BJ's Paris Diary, Day 6 &7: Wine Country

Day 6: August 16 -- two months after Sarah's actual 40th birthday! 

We got up and packed for an overnight trip to Beaune, France to experience some wine tasting and tours.  We rode on the high speed rail train that went 305 km/hr. 

We arrived in Beaune and met our host of the B&B for the evening.   Beaune was founded by the Romans and looks so much like a village you imagine in the French country side.  It is surrounded by other villages that are even smaller (6-8 hundred people) so at 3000 people, Beaune is the wine capital of the burgundy region. 







After a quick freshening up, we headed over to meet Francais, our wine guide, for the afternoon and next morning.  

This wine tour was not your drunk-bus type tour. Francais was an expert in wine making and we spent most the tour in the vineyards learning how just a few feet and many shifts in tectonic plates can dramatically change the soil make up. 
This influences the complexity of flavors in the grapes and thus increasing or decreasing the value of the wine.  
In Burgundy, the wine quality is 80% soil make up 20 % wine making. The classifications are as follows in descending order: Grand Cru (the best, very few plots of land classify),  Premier cru, Village ac’s, District ac’s, and Bourgonge ac’s.There is a 3 acre plot of land we saw amongst many other plots named Romanie Conti, which produces the most expensive wine in the world.  Grand Cru Pinot Noir.  (in order to buy 1 bottle you must by 12 other bottles of different grand cru so about a $12-15 thousand dollar purchase for 13 bottles)





















We had three single Japanesse ladies with us on the tour and they loved wine and we had great conversations.  We finished with a tasting at a family run winery (Domanine Armelle et Bernard RION) and met the wine maker and his dogs he uses to hunt truffles.


For dinner tonight we ate a great small restaurant name La Lune, a Japanese/French restaurant where we ate the bar and watched the chef prepare all the different tapas-like plates that people order.

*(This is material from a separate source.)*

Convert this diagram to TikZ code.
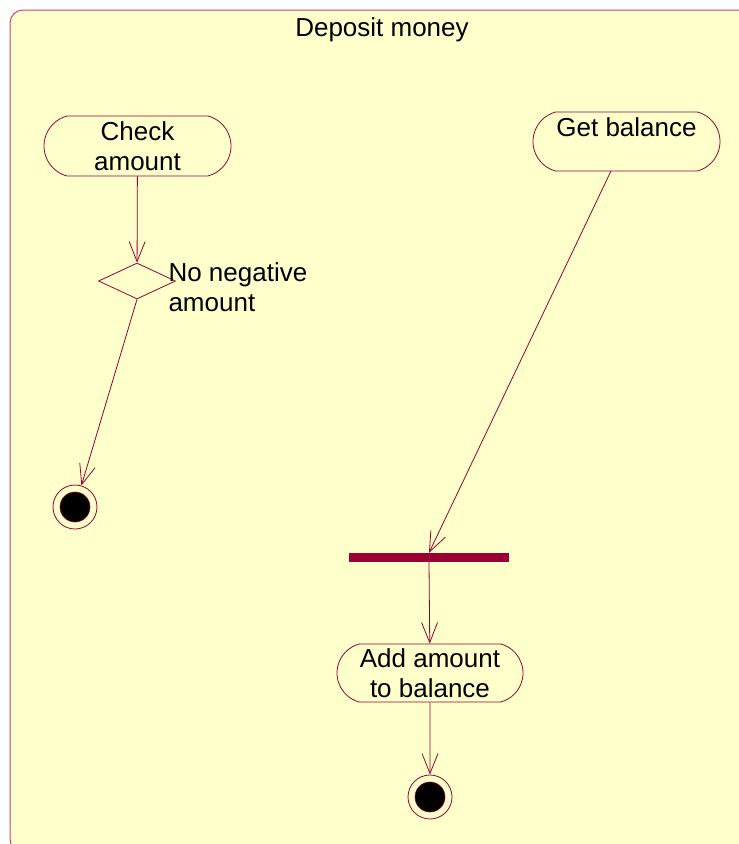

We had great seared tuna,  a plate of grilled Japanese mushrooms and even some fried chicken.  All very good and even cooler to watch it all prepared.  Sarah was enamored with the waiters eyes.  


I wanted desert but Sarah was tired so off to bed (not true -- I am always up for dessert).  More wine tours tomorrow.







Day 7 

A glorious breakfast of homemade yogurt , croissants , fresh granola and delightful company in the courtyard of our B&B.  There was a family from Dunkirk ( he was 1/2 British so his English was excellent) and a couple from just west of Beaune by 25 k/m that had biked there for the night and were biking back.  She was an art teacher and he was and artist.





We meet back of with Francis and and wonderful Italian couple, Alberto and Paola, and their friend Guido.  He owned his own door company that had offices in NY and Miami -- Doors for condos.
He was full of life and loved chatting about the wine and spoke great english so it was a  great morning. 

We toured to the south of Beaune today so we saw some chardonnay rather than all pinot noir yesterday.  I impressed our Italian friends by picking out the Chardonnay grapes by the shape of the 3 rounded lobe leaves with the first vein on the edge of the leaf versus 5 jagged lobes on the pinot noir and veins on the interior of the leaf.  ( I learned that the day before)2,500,000 bottles of wine come from this burgundy region and it is a beautiful portrait of life, agriculture and people and how it all comes together.  







Our tasting today was at cellar that was built in the 12th century (the cellars were so cool it was a nice break from the sun)  We bought some wine and the wine makers wife gave me a bottle of sparkling wine as a gift.  This was Patrick Cle’mencet winery.






We wished our new Italian friends good bye as they left for Spain and we toured around Beaune on foot.  We found a restaurant in a wine cellar and had a great lunch.  Sarah had truffle risotto, and I had shrimp pesto with fresh tomatoes and herbs.  A lovely bottle of premier cru Chardonnay was enjoyed as well.  Sarah finally got her creme brûlée. 
After our lunch hit us, we took a nap under a tree in a park next to a wall around the city that was built by the Romans.  (American history is so young compared to french history)


On to the high speed train back to Paris for 2 more days.